O caso ainda deve ter novos capítulos, já que cabe recurso da decisão. Mas reacendeu o debate sobre os casos de violência obstétrica
Nos últimos dias, repercutiu a decisão da Justiça de São Paulo que rejeitou a denúncia oferecida pelo Ministério Público contra o médico obstetra Renato Kalil por lesão corporal e violência psicológica no parto de Domenica, segunda filha da influenciadora Shantal Verdelho. O juiz do caso entendeu que não houve prova de lesão física em decorrência de erro médico e de que as palavras proferidas pelo médico são de baixo calão, mas não caracterizam violência psicológica.
O caso ainda deve ter novos capítulos, já que cabe recurso da decisão. De toda forma, reacendeu o debate sobre os recorrentes casos de violência obstétrica no país.
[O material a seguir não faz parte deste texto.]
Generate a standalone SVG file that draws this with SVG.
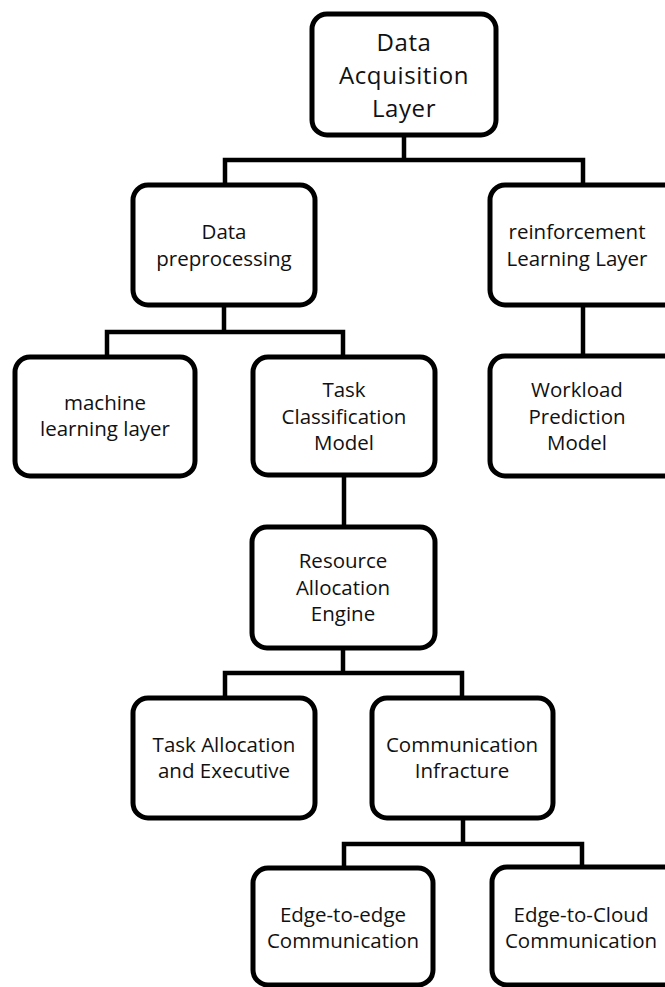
<svg xmlns="http://www.w3.org/2000/svg" width="665" height="987" viewBox="0 0 665 987">
<style>
.box{fill:#fff;stroke:#000;stroke-width:5}
.lbl{font-family:"Open Sans","Noto Sans",sans-serif;font-size:20.5px;fill:#111;text-anchor:middle}
.big{font-size:24px;letter-spacing:0.6px}
.conn{fill:none;stroke:#000;stroke-width:4.5;stroke-linejoin:miter;stroke-linecap:square}
</style>
<rect width="665" height="987" fill="#fff"/>
<g id="connectors">
<path class="conn" d="M404,135V160M225,185V160H583V185"/>
<path class="conn" d="M224,305V332M107,357V332H343V357"/>
<path class="conn" d="M583,305V357"/>
<path class="conn" d="M344,475V527"/>
<path class="conn" d="M343,648V673M225,698V673H462V698"/>
<path class="conn" d="M463,818V844M344,868V844H582V868"/>
</g>
<g id="n-data-acquisition">
<rect class="box" x="312" y="14" width="184" height="121" rx="15"/>
<text class="lbl big" x="404" y="51">Data</text>
<text class="lbl big" x="404" y="84">Acquisition</text>
<text class="lbl big" x="404" y="117">Layer</text>
</g>
<g id="n-data-preprocessing">
<rect class="box" x="133" y="185" width="182" height="120" rx="15"/>
<text class="lbl" x="224" y="239">Data</text>
<text class="lbl" x="224" y="266">preprocessing</text>
</g>
<g id="n-reinforcement">
<rect class="box" x="490" y="185" width="200" height="120" rx="15"/>
<text class="lbl" x="577" y="239">reinforcement</text>
<text class="lbl" x="577" y="266">Learning Layer</text>
</g>
<g id="n-machine-learning">
<rect class="box" x="15" y="357" width="180" height="119" rx="15"/>
<text class="lbl" x="105" y="410">machine</text>
<text class="lbl" x="105" y="436">learning layer</text>
</g>
<g id="n-task-classification">
<rect class="box" x="253" y="357" width="182" height="118" rx="15"/>
<text class="lbl" x="344" y="397">Task</text>
<text class="lbl" x="344" y="424">Classification</text>
<text class="lbl" x="344" y="450">Model</text>
</g>
<g id="n-workload">
<rect class="box" x="490" y="356" width="200" height="120" rx="15"/>
<text class="lbl" x="577" y="397">Workload</text>
<text class="lbl" x="577" y="424">Prediction</text>
<text class="lbl" x="577" y="450">Model</text>
</g>
<g id="n-resource-allocation">
<rect class="box" x="252" y="527" width="183" height="121" rx="15"/>
<text class="lbl" x="343" y="568">Resource</text>
<text class="lbl" x="343" y="595">Allocation</text>
<text class="lbl" x="343" y="621">Engine</text>
</g>
<g id="n-task-allocation">
<rect class="box" x="133" y="698" width="182" height="120" rx="15"/>
<text class="lbl" x="224" y="752">Task Allocation</text>
<text class="lbl" x="224" y="778">and Executive</text>
</g>
<g id="n-communication">
<rect class="box" x="372" y="698" width="181" height="120" rx="15"/>
<text class="lbl" x="462" y="752">Communication</text>
<text class="lbl" x="462" y="778">Infracture</text>
</g>
<g id="n-edge-to-edge">
<rect class="box" x="253" y="868" width="180" height="117" rx="15"/>
<text class="lbl" x="343" y="922">Edge-to-edge</text>
<text class="lbl" x="343" y="948">Communication</text>
</g>
<g id="n-edge-to-cloud">
<rect class="box" x="492" y="867" width="200" height="118" rx="15"/>
<text class="lbl" x="581" y="922">Edge-to-Cloud</text>
<text class="lbl" x="581" y="948">Communication</text>
</g>
</svg>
Na avaliação de Manon Garcia, advogada e sócia-fundadora do Instituto Retomar, a decisão é uma grande afronta à luta contra a violência de gênero. “É muito importante ressaltar que violência obstétrica não deve ser confundida com erro médico, porque na violência obstétrica a conduta não deveria nem existir, o dano é presumido. Por isso é muito importante que as mulheres se informem de seus direitos e que estejam acompanhadas durante o parto. Isso porque este momento tão especial é um momento de vulnerabilidade e é muito difícil conseguir reagir na hora. Também é de extrema importância a sensibilização dos profissionais de saúde, essas iniciativas são mecanismos de luta contra a violência de gênero”, ressalta.
A especialista em Direito da Mulher Mariana Nery, Pós-graduada em Direito e Gênero pela Escola da Magistratura do DF, explica que a melhor maneira de se proteger deste tipo de violência é a informação. “A gestante deve conhecer seu médico, saber como ele conduz as consultas, o parto e o pós parto. Ela também deve ter conhecimento de quais condutas podem ser consideradas normais e quais são violências. Infelizmente o Código Penal brasileiro ainda não tipificou o crime “Violência Obstétrica” e por isso ainda é tão difícil prevenir e punir aqueles indivíduos que realizam tais práticas”, destaca Nery.
Legislação não abrange o tema
A advogada Mariana Nery, especialista em Direito da Mulher, destaca que o legislativo brasileiro e o judiciário ainda não entendem esse tipo de violência. “Afinal, por séculos foi tirado da mulher a permissão para falar e tomar decisões referentes aos seus próprios corpos. O arquivamento da denúncia da influencer Shantal contra o seu médico com o argumento de que suas lesões foram geradas por ela ter escolhido ter um parto natural, sem cortes ou anestesia demonstra o quanto o Brasil é machista, patriarcal e atrasado no que diz respeito aos Direitos das Mulheres”, afirma.
Manon Garcia, do Instituto Retomar, ressalta que apesar de não termos uma lei que criminalize a violência obstétrica, está em tramitação no Congresso Nacional o Projeto de Lei 2.082/22, que busca incluir essa violação no código penal, prevendo punição de até dois anos, e acrescentar o conceito na Lei do SUS.
A advogada Luciana Munhoz, mestre em Bioética e sócia do escritório Maia & Munhoz Consultoria e Advocacia também destaca que ainda não há uma tipificação de crime para a violência obstétrica. “Tanto que nesse caso falam sobre lesão corporal e sobre e violência psicológica. É necessário o debate do tema no Legislativo. Essa é uma preocupação que existe, mas é um debate que se estende muito mais além”, conclui.
Plano de Parto
Luciana Munhoz também destaca a necessidade de se criar um protocolo dentro das clínicas e dos hospitais sobre “parto seguro”. “Tivemos há pouco tempo uma cartilha da Agência Nacional de Saúde Suplementar (ANS) estimulando o parto normal, porque aqui no Brasil a gente tem um estímulo exatamente para que sejam feitos partos cesáreas, isso é uma questão da cultura brasileira”, relembra.
Para Luciana Munhoz, é importante que os profissionais e pacientes tenham maior receptividade para os planos de parto. “Sendo inclusive um próprio estímulo para mulher enquanto ela está fazendo o pré-natal, para definir o que gostaria ou não gostaria, essa é a função do plano de parto, por isso é muito importante desenvolver essas medidas que são preventivas”, destaca.
A especialista indica que o plano de parto permite um diálogo maior entre médicos e pacientes, pois se assemelha ao “termo de consentimento”, documento utilizado para dar segurança jurídica a procedimentos médicos. “No plano de parto, a mulher estipulará tudo que ela gostaria e o que não gostaria que acontecesse no decorrer do procedimento, independentemente da situação, o que faz com que seja um guia para a própria equipe de médicos e enfermeiros que estarão trabalhando no parto”, conclui Munhoz, indicando que o plano de parto resguarda os direitos da paciente e os deveres dos médicos.